You Will Be Safe Here
For many American readers, Damian Barr’s first novel may require a bit of research to fully grasp the times and people at the heart of You Will Be Safe Here. Centered on the Second Boer War in South Africa, which took place between British and Afrikaner citizens, the first half of the novel—while gripping in description and dialogue—may not fully land unless readers are willing to educate themselves about the harsh realities he depicts. For example, the South African concentration camps, as experienced by the character Sarah van der Watt, were unfamiliar to me. To grasp what Barr has done in rendering them, I did a bit of research and discovered how unflinchingly brilliant his rendering of the time and place really is.

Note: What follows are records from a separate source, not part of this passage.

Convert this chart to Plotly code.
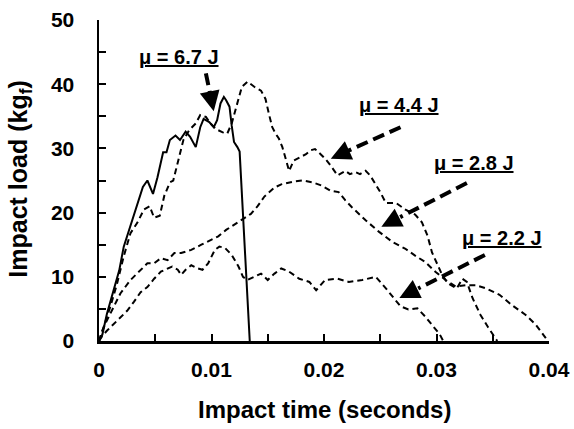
import plotly.graph_objects as go

# ---- data ----
t_67 = [0, 0.0003, 0.0007, 0.0013, 0.0018, 0.0022, 0.0027, 0.0033, 0.0039, 0.0043, 0.0048, 0.0052,
        0.0057, 0.006, 0.0063, 0.0068, 0.0072, 0.0077, 0.0081, 0.0086, 0.009, 0.0093, 0.0098, 0.0102,
        0.0105, 0.0108, 0.0111, 0.0113, 0.0116, 0.0118, 0.012, 0.0123, 0.0125, 0.0134]
L_67 = [0, 1.0, 4.2, 7.9, 11, 14.7, 17.4, 20.5, 24, 25, 22.9, 25.5,
        29.4, 29.4, 31.3, 32, 31.3, 32.6, 31.8, 30.2, 33.3, 34.6, 34.1, 33.3,
        34.4, 37, 38, 37.5, 36.5, 33.5, 31, 30.2, 29.5, 0]

t_44 = [0, 0.0004, 0.001, 0.0016, 0.0022, 0.0028, 0.0034, 0.004, 0.0045, 0.0049, 0.0054, 0.0058,
        0.0063, 0.0066, 0.0071, 0.0075, 0.008, 0.0086, 0.009, 0.0095, 0.0099, 0.0104, 0.011, 0.0114,
        0.0118, 0.0123, 0.0127, 0.0132, 0.0138, 0.0144, 0.0148, 0.0151, 0.0154, 0.0157, 0.016, 0.0163,
        0.0167, 0.0169, 0.0173, 0.0179, 0.0184, 0.0188, 0.0192, 0.0197, 0.0201, 0.0206, 0.0209, 0.0212,
        0.0214, 0.0219, 0.0223, 0.0228, 0.0232, 0.0237, 0.0241, 0.0245, 0.025, 0.0255, 0.0264, 0.0272,
        0.0281, 0.0287, 0.0292, 0.0296, 0.0301, 0.0305, 0.031, 0.0318, 0.0323, 0.0327, 0.0332, 0.0339,
        0.0346, 0.0352, 0.0354]
L_44 = [0, 2.1, 5.3, 8.9, 13.2, 16.8, 18.4, 20.5, 21, 19.2, 19.5, 22.6,
        24.7, 25, 28.6, 31.3, 32.8, 33.9, 35.2, 34.9, 33.9, 33, 32.5, 32.3,
        33.9, 37, 39.6, 40.4, 39.6, 39, 37.7, 35.4, 33.3, 32.3, 31.5, 30.2,
        27.6, 26.5, 28.1, 28.6, 29.1, 29.7, 29.9, 29.1, 28.4, 27.3, 26.5, 25.8,
        26, 26.5, 26, 26.3, 26, 26.5, 25.8, 24.7, 23.2, 21.5, 21.5, 20.5,
        19.7, 18.5, 16.4, 13.8, 11.8, 10.3, 9, 8.2, 9.7, 9.2, 6.7, 4.1,
        2.1, 0.5, 0]

t_28 = [0, 0.0003, 0.0007, 0.0013, 0.0019, 0.0028, 0.0037, 0.0043, 0.0049, 0.0055, 0.0061, 0.0067,
        0.0073, 0.0082, 0.0091, 0.01, 0.0106, 0.0113, 0.0121, 0.0129, 0.0135, 0.0141, 0.0147, 0.0156,
        0.0162, 0.0172, 0.0181, 0.019, 0.0198, 0.0206, 0.0213, 0.0219, 0.0225, 0.0237, 0.0249, 0.0261,
        0.0272, 0.0281, 0.029, 0.0299, 0.0308, 0.0317, 0.0326, 0.0335, 0.0344, 0.0356, 0.0367, 0.0379,
        0.0388, 0.0397, 0.0399]
L_28 = [0, 1.6, 3.2, 5.3, 7.4, 9.5, 11, 12.1, 12.1, 12.9, 12.6, 13.7,
        13.7, 14.2, 15, 15.8, 16.3, 17.3, 18.2, 19.2, 19.8, 21, 22.5, 23.9,
        24.4, 24.8, 25, 24.7, 24.2, 23.4, 23.2, 21.9, 20.8, 18.8, 17, 15.4,
        14.4, 13.3, 12.3, 10.8, 9.5, 8.5, 8.7, 8.7, 8.2, 7.2, 5.6, 4.1,
        2.6, 0.5, 0]

t_22 = [0, 0.0003, 0.0007, 0.0013, 0.0019, 0.0025, 0.0031, 0.0037, 0.0043, 0.0049, 0.0055, 0.0061,
        0.0065, 0.007, 0.0073, 0.0077, 0.0082, 0.0088, 0.0092, 0.0097, 0.0103, 0.0107, 0.0112, 0.0118,
        0.0124, 0.0128, 0.0132, 0.0138, 0.0144, 0.015, 0.0156, 0.0162, 0.0169, 0.0178, 0.0187, 0.0193,
        0.0201, 0.0212, 0.0222, 0.0234, 0.0246, 0.0255, 0.0262, 0.0268, 0.0275, 0.0283, 0.029, 0.0297,
        0.0303, 0.0306]
L_22 = [0, 0.8, 1.6, 2.6, 3.7, 4.7, 6.1, 7.6, 8.4, 9.7, 10.8, 11.3,
        11.6, 11.1, 10.3, 11.1, 11.8, 11.3, 11.1, 12.1, 14.2, 14.7, 14.5, 13.4,
        11.6, 10, 9.5, 10, 10.5, 9.5, 10.5, 11.3, 10.8, 9.7, 9.2, 7.9,
        9.5, 9.7, 9.2, 9.5, 10, 8.2, 6.7, 5.4, 4.9, 5.1, 3.8, 2.3,
        1, 0]

labels = ["μ = 6.7 J", "μ = 4.4 J", "μ = 2.8 J", "μ = 2.2 J"]
x_ticks = [0, 0.01, 0.02, 0.03, 0.04]
x_ticklabels = ["0", "0.01", "0.02", "0.03", "0.04"]
y_ticks = [0, 10, 20, 30, 40, 50]
x_title = "Impact time (seconds)"
y_title = "Impact load (kg<sub>f</sub>)"

FONT = "Liberation Sans, Arial, sans-serif"

fig = go.Figure()
fig.add_trace(go.Scatter(x=t_67, y=L_67, mode="lines", line=dict(color="black", width=2), showlegend=False))
for tt, LL in [(t_44, L_44), (t_28, L_28), (t_22, L_22)]:
    fig.add_trace(go.Scatter(x=tt, y=LL, mode="lines",
                             line=dict(color="black", width=2, dash="6px,4px"), showlegend=False))

# annotations: label left edge (x, y), dashed arrow start, arrow tip
ann = [
    (labels[0], (0.0034, 44.2), (0.0095, 41.7), (0.0102, 35.8)),
    (labels[1], (0.0229, 36.8), (0.0268, 33.3), (0.0206, 28.4)),
    (labels[2], (0.0296, 27.7), (0.0327, 24.6), (0.0251, 17.8)),
    (labels[3], (0.0321, 16.0), (0.0343, 13.4), (0.0267, 6.7)),
]
for text, (lx, ly), (sx, sy), (ex, ey) in ann:
    f = 0.22
    bx, by = ex + f * (sx - ex), ey + f * (sy - ey)
    fig.add_trace(go.Scatter(x=[sx, bx], y=[sy, by], mode="lines",
                             line=dict(color="black", width=4, dash="12px,6px"),
                             showlegend=False, cliponaxis=False, hoverinfo="skip"))
    fig.add_annotation(x=ex, y=ey, ax=bx, ay=by, axref="x", ayref="y", xref="x", yref="y",
                       text="", showarrow=True, arrowhead=2, arrowsize=1.0, arrowwidth=4,
                       arrowcolor="black", standoff=0)
    fig.add_annotation(x=lx, y=ly, text="<b>" + text + "</b>", showarrow=False,
                       font=dict(family=FONT, size=20, color="black", lineposition="under"),
                       xanchor="left", yanchor="middle")

# axis titles
fig.add_annotation(x=0.5, y=-0.212, xref="paper", yref="paper", text="<b>" + x_title + "</b>",
                   showarrow=False, xanchor="center", yanchor="middle",
                   font=dict(family=FONT, size=24, color="black"))
fig.add_annotation(x=-0.176, y=0.505, xref="paper", yref="paper", text="<b>" + y_title + "</b>",
                   showarrow=False, xanchor="center", yanchor="middle", textangle=-90,
                   font=dict(family=FONT, size=25, color="black"))

axis_common = dict(
    showgrid=False, zeroline=False, showline=True, linecolor="black", linewidth=2.5,
    ticks="inside", ticklen=7, tickwidth=2, tickcolor="black",
    tickfont=dict(family=FONT, size=21, color="black", weight="bold"),
    mirror=False, automargin=False, ticklabeloverflow="allow",
)
fig.update_xaxes(range=[0, 0.04], tickvals=x_ticks, ticktext=x_ticklabels,
                 minor=dict(dtick=0.005, ticks="inside", ticklen=7, tickwidth=2, tickcolor="black"),
                 ticklabelstandoff=8, **axis_common)
fig.update_yaxes(range=[0, 50], tickvals=y_ticks,
                 minor=dict(dtick=5, ticks="inside", ticklen=7, tickwidth=2, tickcolor="black"),
                 ticklabelstandoff=18, **axis_common)
fig.update_layout(width=574, height=429, margin=dict(l=99, r=25, t=20, b=88),
                  plot_bgcolor="white", paper_bgcolor="white")
fig.write_html("out.html", config={"displayModeBar": False, "staticPlot": True},
               post_script="document.body.style.margin='0';document.body.style.overflow='hidden';")
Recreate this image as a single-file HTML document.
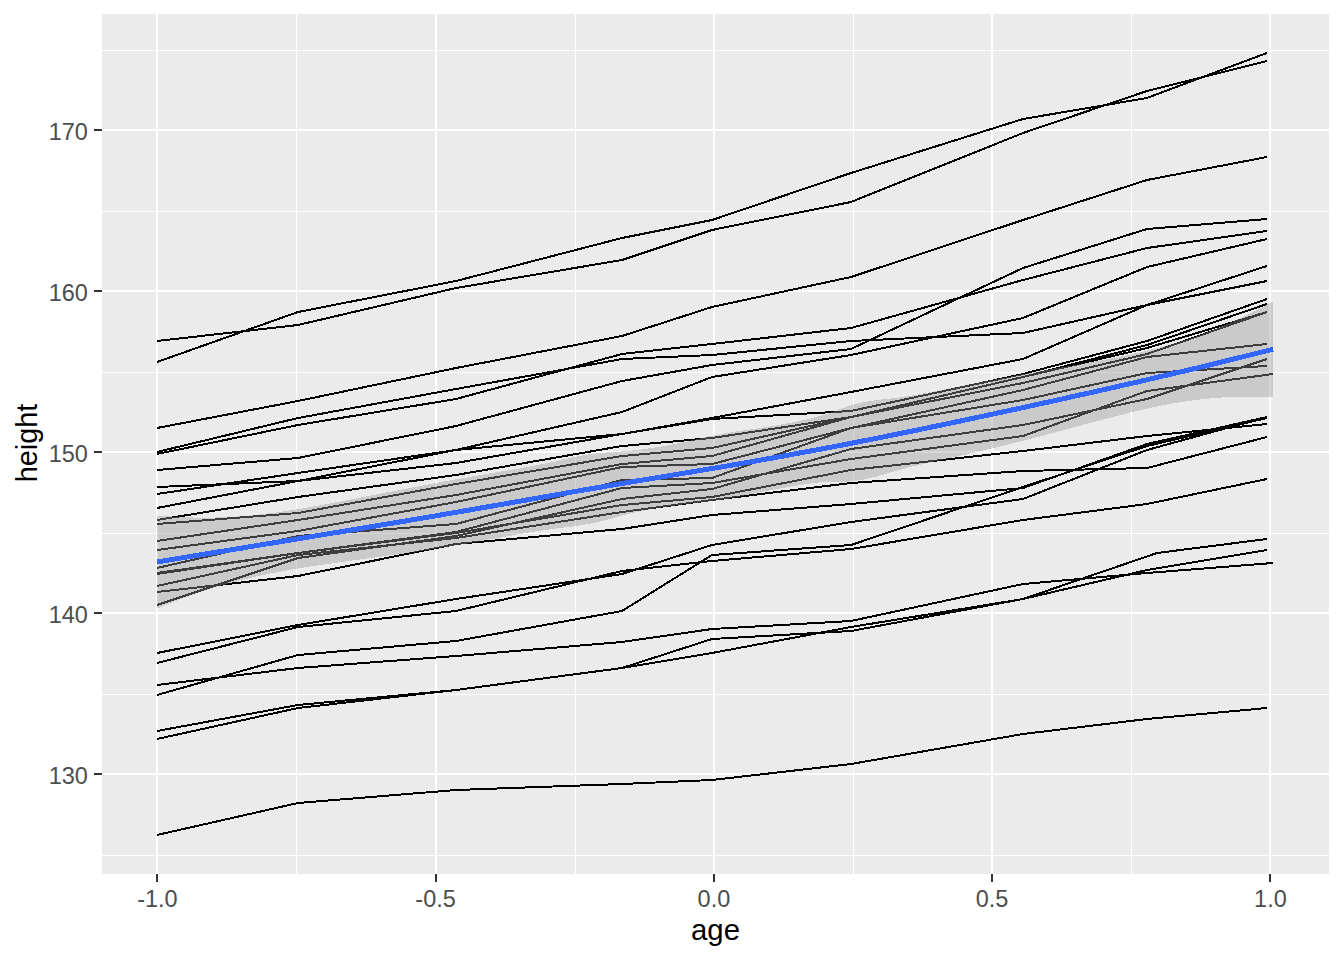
<!DOCTYPE html>
<html><head><meta charset="utf-8"><title>Oxboys height vs age</title>
<style>html,body{margin:0;padding:0;background:#fff;overflow:hidden;}svg{display:block;}</style>
</head><body><svg width="1344" height="960" viewBox="0 0 1344 960"><rect x="102" y="14" width="1227" height="860" fill="#EBEBEB"/><g fill="#FFFFFF" shape-rendering="crispEdges"><rect x="102" y="855" width="1227" height="1"/><rect x="102" y="694" width="1227" height="1"/><rect x="102" y="533" width="1227" height="1"/><rect x="102" y="372" width="1227" height="1"/><rect x="102" y="211" width="1227" height="1"/><rect x="102" y="50" width="1227" height="1"/><rect x="296" y="14" width="1" height="860"/><rect x="575" y="14" width="1" height="860"/><rect x="853" y="14" width="1" height="860"/><rect x="1131" y="14" width="1" height="860"/><rect x="102" y="773" width="1227" height="2"/><rect x="102" y="612" width="1227" height="2"/><rect x="102" y="451" width="1227" height="2"/><rect x="102" y="290" width="1227" height="2"/><rect x="102" y="129" width="1227" height="2"/><rect x="156" y="14" width="2" height="860"/><rect x="435" y="14" width="2" height="860"/><rect x="713" y="14" width="2" height="860"/><rect x="991" y="14" width="2" height="860"/><rect x="1269" y="14" width="2" height="860"/></g><g fill="none" stroke="#000000" stroke-width="2" shape-rendering="crispEdges" stroke-linejoin="round"><polyline points="157,605 298,558 456,536 622,499 712,489 851,449 1023,425 1147,399 1267,359"/><polyline points="157,663 298,627 456,611 622,571 712,561 851,549 1023,520 1147,504 1267,479"/><polyline points="157,452 298,418 456,389 622,359 712,355 851,341 1023,333 1147,305 1267,281"/><polyline points="157,362 298,312 456,281 622,238 712,220 851,173 1023,119 1147,98 1267,53"/><polyline points="157,835 298,803 456,790 622,784 712,780 851,764 1023,734 1147,719 1267,708"/><polyline points="157,341 298,325 456,288 622,260 712,230 851,202 1023,133 1147,91 1267,61"/><polyline points="157,428 298,401 456,368 622,336 712,307 851,277 1023,220 1147,180 1267,157"/><polyline points="157,454 298,425 456,399 622,354 712,344 851,328 1023,280 1147,248 1267,231"/><polyline points="157,470 298,458 456,426 622,381 712,365 851,349 1023,268 1147,229 1267,219"/><polyline points="157,685 298,668 456,656 622,642 712,629 851,621 1023,584 1147,573 1273,563"/><polyline points="157,731 298,705 456,690 622,668 712,639 851,631 1023,599 1157,553 1267,539"/><polyline points="157,739 298,708 456,690 622,668 712,653 851,627 1023,599 1147,570 1267,550"/><polyline points="157,487 298,481 456,450 622,412 712,377 851,355 1023,318 1147,267 1267,239"/><polyline points="157,494 298,473 456,450 622,434 712,418 851,392 1023,359 1147,305 1267,266"/><polyline points="157,508 298,481 456,463 622,434 712,419 851,411 1023,374 1147,341 1267,299"/><polyline points="157,520 298,497 456,475 622,446 712,438 851,417 1023,377 1147,345 1267,304"/><polyline points="157,524 298,513 456,484 622,456 712,448 851,417 1023,377 1147,348 1267,312"/><polyline points="157,541 298,520 456,495 622,464 712,456 851,417 1023,383 1147,354 1267,312"/><polyline points="157,550 298,531 456,502 622,467 712,464 851,428 1023,390 1147,357 1267,344"/><polyline points="157,568 298,536 456,524 622,480 712,478 851,428 1023,400 1147,373 1267,366"/><polyline points="157,573 298,553 456,532 622,488 712,483 851,459 1023,436 1147,391 1273,374"/><polyline points="157,574 298,553 456,533 622,505 712,497 851,470 1023,451 1147,436 1267,424"/><polyline points="157,586 298,555 456,538 622,512 712,500 851,483 1023,471 1147,468 1267,437"/><polyline points="157,592 298,576 456,544 622,529 712,515 851,504 1023,488 1147,444 1267,417"/><polyline points="157,653 298,625 456,599 622,574 712,545 851,522 1023,499 1147,450 1267,417"/><polyline points="157,695 298,655 456,641 622,611 712,555 851,545 1023,487 1147,446 1267,418"/></g><polygon points="157.0,515.4 171.1,516.6 185.3,517.3 199.4,517.7 213.5,517.6 227.6,517.1 241.8,516.2 255.9,514.9 270.0,513.3 284.1,511.3 298.3,509.1 312.4,506.7 326.5,504.1 340.6,501.5 354.8,498.7 368.9,495.9 383.0,493.2 397.2,490.4 411.3,487.7 425.4,485.0 439.5,482.4 453.7,479.8 467.8,477.3 481.9,474.8 496.0,472.4 510.2,470.0 524.3,467.5 538.4,464.9 552.5,462.0 566.7,458.7 580.8,455.7 594.9,453.5 609.1,452.2 623.2,451.4 637.3,450.0 651.4,448.1 665.6,445.7 679.7,443.0 693.8,440.0 707.9,436.6 722.1,433.8 736.2,431.5 750.3,429.5 764.4,427.3 778.6,425.0 792.7,422.3 806.8,419.4 820.9,415.8 835.1,411.1 849.2,405.8 863.3,402.1 877.5,399.9 891.6,398.4 905.7,396.6 919.8,394.2 934.0,391.5 948.1,388.7 962.2,385.9 976.3,383.1 990.5,380.3 1004.6,377.7 1018.7,375.0 1032.8,372.5 1047.0,370.0 1061.1,367.5 1075.2,365.1 1089.4,362.6 1103.5,360.0 1117.6,357.3 1131.7,354.3 1145.9,351.1 1160.0,347.6 1174.1,343.6 1188.2,339.2 1202.4,334.2 1216.5,328.7 1230.6,322.7 1244.7,316.1 1258.9,309.0 1273.0,301.5 1273.0,397.0 1258.9,396.6 1244.7,396.5 1230.6,397.0 1216.5,397.8 1202.4,399.2 1188.2,401.0 1174.1,403.2 1160.0,405.9 1145.9,408.9 1131.7,412.2 1117.6,415.8 1103.5,419.4 1089.4,423.2 1075.2,427.0 1061.1,430.8 1047.0,434.6 1032.8,438.3 1018.7,441.9 1004.6,445.4 990.5,448.8 976.3,452.1 962.2,455.3 948.1,458.4 934.0,461.5 919.8,464.7 905.7,468.2 891.6,472.1 877.5,476.3 863.3,479.6 849.2,481.5 835.1,481.6 820.9,482.3 806.8,484.0 792.7,486.3 778.6,488.7 764.4,491.5 750.3,494.3 736.2,497.2 722.1,499.7 707.9,501.7 693.8,503.2 679.7,504.8 665.6,506.8 651.4,509.1 637.3,511.9 623.2,515.2 609.1,519.2 594.9,522.7 580.8,525.3 566.7,527.2 552.5,529.0 538.4,531.0 524.3,533.3 510.2,535.8 496.0,538.3 481.9,540.8 467.8,543.3 453.7,545.7 439.5,547.9 425.4,550.2 411.3,552.3 397.2,554.3 383.0,556.3 368.9,558.3 354.8,560.2 340.6,562.1 326.5,564.1 312.4,566.2 298.3,568.4 284.1,570.9 270.0,573.6 255.9,576.5 241.8,579.9 227.6,583.6 213.5,587.8 199.4,592.3 185.3,597.3 171.1,602.7 157.0,608.6" fill="#999999" fill-opacity="0.4" shape-rendering="crispEdges"/><polyline points="157.0,562.0 171.1,559.7 185.3,557.3 199.4,555.0 213.5,552.7 227.6,550.4 241.8,548.1 255.9,545.7 270.0,543.4 284.1,541.1 298.3,538.8 312.4,536.5 326.5,534.1 340.6,531.8 354.8,529.5 368.9,527.1 383.0,524.7 397.2,522.4 411.3,520.0 425.4,517.6 439.5,515.2 453.7,512.7 467.8,510.3 481.9,507.8 496.0,505.4 510.2,502.9 524.3,500.4 538.4,497.9 552.5,495.5 566.7,493.0 580.8,490.5 594.9,488.1 609.1,485.7 623.2,483.3 637.3,480.9 651.4,478.6 665.6,476.2 679.7,473.9 693.8,471.6 707.9,469.2 722.1,466.8 736.2,464.4 750.3,461.9 764.4,459.4 778.6,456.9 792.7,454.3 806.8,451.7 820.9,449.1 835.1,446.4 849.2,443.7 863.3,440.9 877.5,438.1 891.6,435.2 905.7,432.4 919.8,429.5 934.0,426.5 948.1,423.6 962.2,420.6 976.3,417.6 990.5,414.6 1004.6,411.5 1018.7,408.5 1032.8,405.4 1047.0,402.3 1061.1,399.2 1075.2,396.0 1089.4,392.9 1103.5,389.7 1117.6,386.5 1131.7,383.3 1145.9,380.0 1160.0,376.7 1174.1,373.4 1188.2,370.1 1202.4,366.7 1216.5,363.3 1230.6,359.8 1244.7,356.3 1258.9,352.8 1273.0,349.2" fill="none" stroke="#3366FF" stroke-width="5" shape-rendering="crispEdges"/><g fill="#333333" shape-rendering="crispEdges"><rect x="94" y="773" width="8" height="2"/><rect x="94" y="612" width="8" height="2"/><rect x="94" y="451" width="8" height="2"/><rect x="94" y="290" width="8" height="2"/><rect x="94" y="129" width="8" height="2"/><rect x="156" y="874" width="2" height="8"/><rect x="435" y="874" width="2" height="8"/><rect x="713" y="874" width="2" height="8"/><rect x="991" y="874" width="2" height="8"/><rect x="1269" y="874" width="2" height="8"/></g><g fill="#4D4D4D" font-family="Liberation Sans, Arial, sans-serif" font-size="23.47"><text x="87.9" y="783.6" text-anchor="end">130</text><text x="87.9" y="622.6" text-anchor="end">140</text><text x="87.9" y="461.6" text-anchor="end">150</text><text x="87.9" y="300.6" text-anchor="end">160</text><text x="87.9" y="139.6" text-anchor="end">170</text><text x="157.4" y="907" text-anchor="middle">-1.0</text><text x="435.6" y="907" text-anchor="middle">-0.5</text><text x="713.9" y="907" text-anchor="middle">0.0</text><text x="992.1" y="907" text-anchor="middle">0.5</text><text x="1270.4" y="907" text-anchor="middle">1.0</text></g><text x="715.5" y="940" text-anchor="middle" font-family="Liberation Sans, Arial, sans-serif" font-size="29.33" fill="#000000">age</text><text transform="translate(37,443) rotate(-90)" text-anchor="middle" font-family="Liberation Sans, Arial, sans-serif" font-size="28.9" fill="#000000">height</text></svg></body></html>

The second half of the book will, undoubtedly, be more accessible as it follows sixteen-year-old Willem Brandt, a new recruit at New Dawn Safari Training Camp. He’s been sent there by his mother and stepfather to become a man after several incidents of unruly behavior. Set in 2010 and based somewhat on the true story of Raymond Buys, it is Willem’s story—as it intersects with Sarah’s—that gives the book its heart and reveals the contradictory realities of colonialism.
What finally must be said about Barr’s You Will Be Safe Here is that the language is absolutely stunning. At times it is so poetic the novel seems to be a reverie; at other times it is a literary punch to the gut. There are few writers who can manage this balance, but Barr does so artfully and without missing a beat.